Your life can be ‘on’ or ‘off’ at any moment and no one has control over that but you. It’s your choice. We would recommend not waiting for calamity to convince you to flip that switch. Make it as simple and easy on yourself as picking out a new alarm clock or adjusting the volume of whatever wakes you up.
Your finger is always on the button that controls whether you are awake to the splendor of your existence or not. The extent to which your life feels ‘on’ to you . . . the extent to which you feel that you are truly living versus just existing, is always in your hands. See that mechanism for waking up as the simple switch that it is—and you as the one who can flip it whenever you choose.
I like to watch those movies about people who literally die and come back . . . who report these vivid visionary experiences while they’re unconscious . . . and then who seem to have the most incredible shifts in their perspectives when they come back around. It always sounds so cool.
But how much cooler could it be to just live with the switch ‘on’ more of the time . . . to have more of those really alive life experiences without flat lining first. What we call death comes soon enough–sooner than most of us would say we want. But how soon could we have those real life experiences that make us so happy that the blood’s still pumping and the neurons are still firing?
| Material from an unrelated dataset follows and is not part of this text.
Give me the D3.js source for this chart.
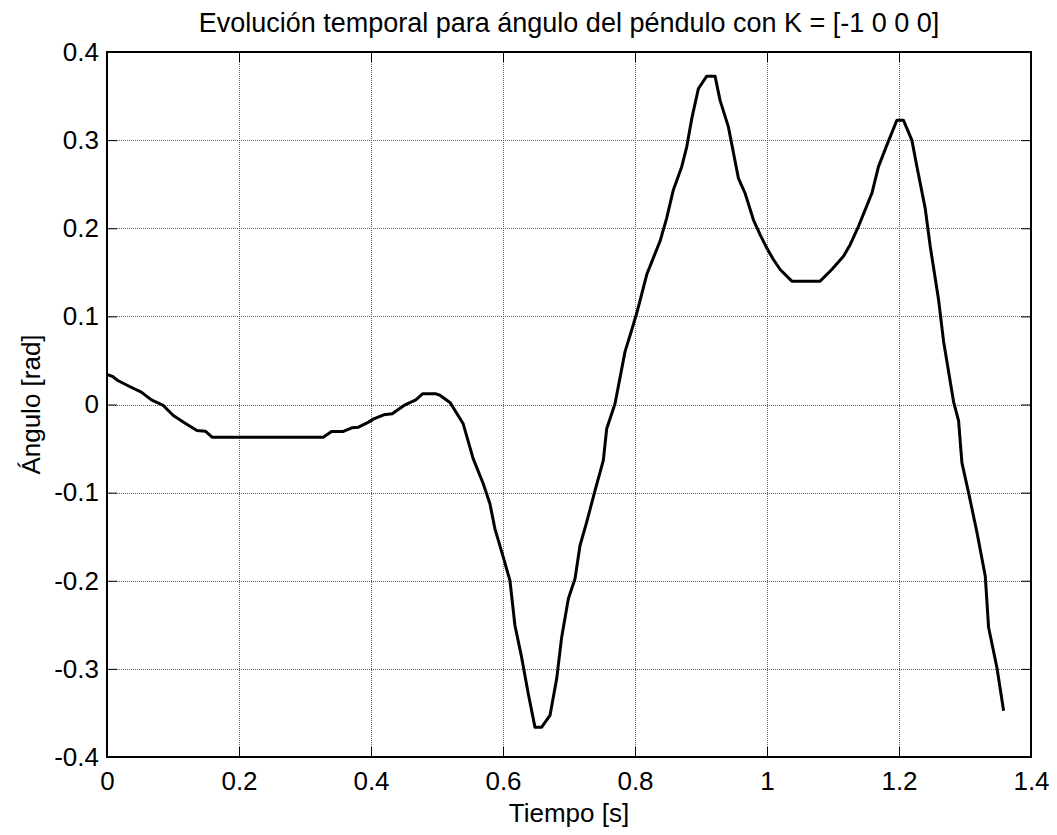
<!DOCTYPE html>
<html>
<head>
<meta charset="utf-8">
<script src="https://cdn.jsdelivr.net/npm/d3@7"></script>
<style>
  body { margin: 0; background: #fff; }
  svg text { font-family: "Liberation Sans", Arial, sans-serif; fill: #000; }
</style>
</head>
<body>
<script>
// tiempo [s] y ángulo [rad]
const tiempo = [
  0, 0.008, 0.0163, 0.0342, 0.052, 0.0673, 0.0852, 0.1005, 0.1184, 0.1362,
  0.149, 0.1592, 0.3276, 0.3403, 0.3582, 0.3709, 0.3811, 0.3964, 0.4041, 0.4194,
  0.4321, 0.45, 0.4679, 0.4781, 0.4985, 0.5045, 0.52, 0.5397, 0.5549, 0.56,
  0.5701, 0.5802, 0.5878, 0.6004, 0.6105, 0.6181, 0.6282, 0.6383, 0.6484, 0.6586,
  0.6712, 0.6813, 0.6889, 0.699, 0.7091, 0.7167, 0.7268, 0.7394, 0.752, 0.7571,
  0.7697, 0.7849, 0.795, 0.8026, 0.8178, 0.8278, 0.8379, 0.848, 0.8581, 0.8708,
  0.8784, 0.886, 0.896, 0.9087, 0.9213, 0.9289, 0.9415, 0.9567, 0.9668, 0.9794,
  0.9895, 0.9997, 1.0097, 1.0199, 1.0376, 1.0805, 1.0982, 1.1159, 1.126, 1.1386,
  1.1589, 1.1689, 1.1816, 1.1968, 1.2068, 1.2195, 1.2271, 1.2397, 1.2473, 1.2599,
  1.2675, 1.2827, 1.2903, 1.2953, 1.3054, 1.3181, 1.3307, 1.3357, 1.3484, 1.3585
];
const angulo = [
  0.034, 0.032, 0.0272, 0.0204, 0.014, 0.0053, -0.0011, -0.0125, -0.0212, -0.0295,
  -0.0303, -0.0371, -0.0371, -0.0306, -0.0306, -0.0265, -0.0257, -0.02, -0.0163, -0.0117,
  -0.0106, -0.0011, 0.0053, 0.0121, 0.0121, 0.0105, 0.002, -0.0219, -0.0617, -0.0711,
  -0.09, -0.1127, -0.1411, -0.1732, -0.1997, -0.2508, -0.2867, -0.3283, -0.3661, -0.3661,
  -0.3529, -0.3113, -0.264, -0.2205, -0.1978, -0.16, -0.1335, -0.0976, -0.0635, -0.0276,
  0.0008, 0.06, 0.0845, 0.1035, 0.1475, 0.1664, 0.1852, 0.2115, 0.2435, 0.2699,
  0.2924, 0.3244, 0.3583, 0.3726, 0.3726, 0.3451, 0.315, 0.2567, 0.2397, 0.2096,
  0.1927, 0.1776, 0.1645, 0.1532, 0.14, 0.14, 0.1532, 0.1682, 0.1814, 0.2021,
  0.2397, 0.2699, 0.2943, 0.3225, 0.3225, 0.3, 0.27, 0.2226, 0.1795, 0.1192,
  0.0719, 0.003, -0.0185, -0.0659, -0.1, -0.1451, -0.1946, -0.2527, -0.2988, -0.3475
];
const xTicks = [0, 0.2, 0.4, 0.6, 0.8, 1, 1.2, 1.4];
const xTickLabels = ["0", "0.2", "0.4", "0.6", "0.8", "1", "1.2", "1.4"];
const yTicks = [-0.4, -0.3, -0.2, -0.1, 0, 0.1, 0.2, 0.3, 0.4];
const yTickLabels = ["-0.4", "-0.3", "-0.2", "-0.1", "0", "0.1", "0.2", "0.3", "0.4"];

const W = 1057, H = 835;
const mLeft = 107, mRight = 1031, mTop = 52, mBottom = 757;
const tick = 10;

const x = d3.scaleLinear().domain([0, 1.4]).range([mLeft, mRight]);
const y = d3.scaleLinear().domain([-0.4, 0.4]).range([mBottom, mTop]);

const svg = d3.select("body").append("svg").attr("width", W).attr("height", H);

// rejilla punteada
svg.append("g")
  .selectAll("line")
  .data(xTicks.slice(1, -1))
  .enter()
  .append("line")
  .attr("x1", d => Math.round(x(d)) + 0.5)
  .attr("x2", d => Math.round(x(d)) + 0.5)
  .attr("y1", mTop)
  .attr("y2", mBottom)
  .attr("stroke", "#666")
  .attr("stroke-dasharray", "1,1");
svg.append("g")
  .selectAll("line")
  .data(yTicks.slice(1, -1))
  .enter()
  .append("line")
  .attr("y1", d => Math.round(y(d)) + 0.5)
  .attr("y2", d => Math.round(y(d)) + 0.5)
  .attr("x1", mLeft)
  .attr("x2", mRight)
  .attr("stroke", "#666")
  .attr("stroke-dasharray", "1,1");

// ejes con marcas hacia dentro
const fmtX = (d, i) => xTickLabels[i];
const fmtY = (d, i) => yTickLabels[i];
const gx = svg.append("g").attr("transform", `translate(0,${mBottom})`)
  .call(d3.axisBottom(x).tickValues(xTicks).tickFormat(fmtX).tickSizeInner(-tick).tickSizeOuter(0).tickPadding(15));
const gy = svg.append("g").attr("transform", `translate(${mLeft},0)`)
  .call(d3.axisLeft(y).tickValues(yTicks).tickFormat(fmtY).tickSizeInner(-tick).tickSizeOuter(0).tickPadding(8));
const gt = svg.append("g").attr("transform", `translate(0,${mTop})`)
  .call(d3.axisTop(x).tickValues(xTicks).tickFormat("").tickSizeInner(-tick).tickSizeOuter(0));
const gr = svg.append("g").attr("transform", `translate(${mRight},0)`)
  .call(d3.axisRight(y).tickValues(yTicks).tickFormat("").tickSizeInner(-tick).tickSizeOuter(0));
[gx, gy, gt, gr].forEach(g => {
  g.select(".domain").remove();
  g.selectAll(".tick line").attr("stroke", "#000").attr("stroke-width", 1);
  g.selectAll("text").attr("font-size", 26).attr("font-family", null);
});

// curva
const line = d3.line().x(d => x(d[0])).y(d => y(d[1]));
svg.append("path")
  .datum(tiempo.map((t, i) => [t, angulo[i]]))
  .attr("d", line)
  .attr("fill", "none")
  .attr("stroke", "#000")
  .attr("stroke-width", 3)
  .attr("stroke-linejoin", "round");

// caja
svg.append("rect")
  .attr("x", mLeft)
  .attr("y", mTop)
  .attr("width", mRight - mLeft)
  .attr("height", mBottom - mTop)
  .attr("fill", "none")
  .attr("stroke", "#000")
  .attr("stroke-width", 2);

svg.append("text")
  .attr("x", (mLeft + mRight) / 2)
  .attr("y", 32)
  .attr("text-anchor", "middle")
  .attr("font-size", 27)
  .text("Evolución temporal para ángulo del péndulo con K = [-1 0 0 0]");

svg.append("text")
  .attr("x", (mLeft + mRight) / 2)
  .attr("y", 822)
  .attr("text-anchor", "middle")
  .attr("font-size", 26)
  .text("Tiempo [s]");

svg.append("text")
  .attr("transform", `translate(40,${(mTop + mBottom) / 2}) rotate(-90)`)
  .attr("text-anchor", "middle")
  .attr("font-size", 26)
  .text("Ángulo [rad]");
</script>
</body>
</html>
Sooner and more often than we think, seems to be the message. It’s a pretty provocative idea, if you ask me. It leaves me wanting to keep my trigger-happy finger on the button . . . flipping my switch back on every chance I get . . . every time I remember it’s mine to flip . . . . It leaves me feeling like I’ve got the power . . . at least over my own life support . . . and that leaves me feeling wide awake, eager to keep breathing, and for the moment, complete.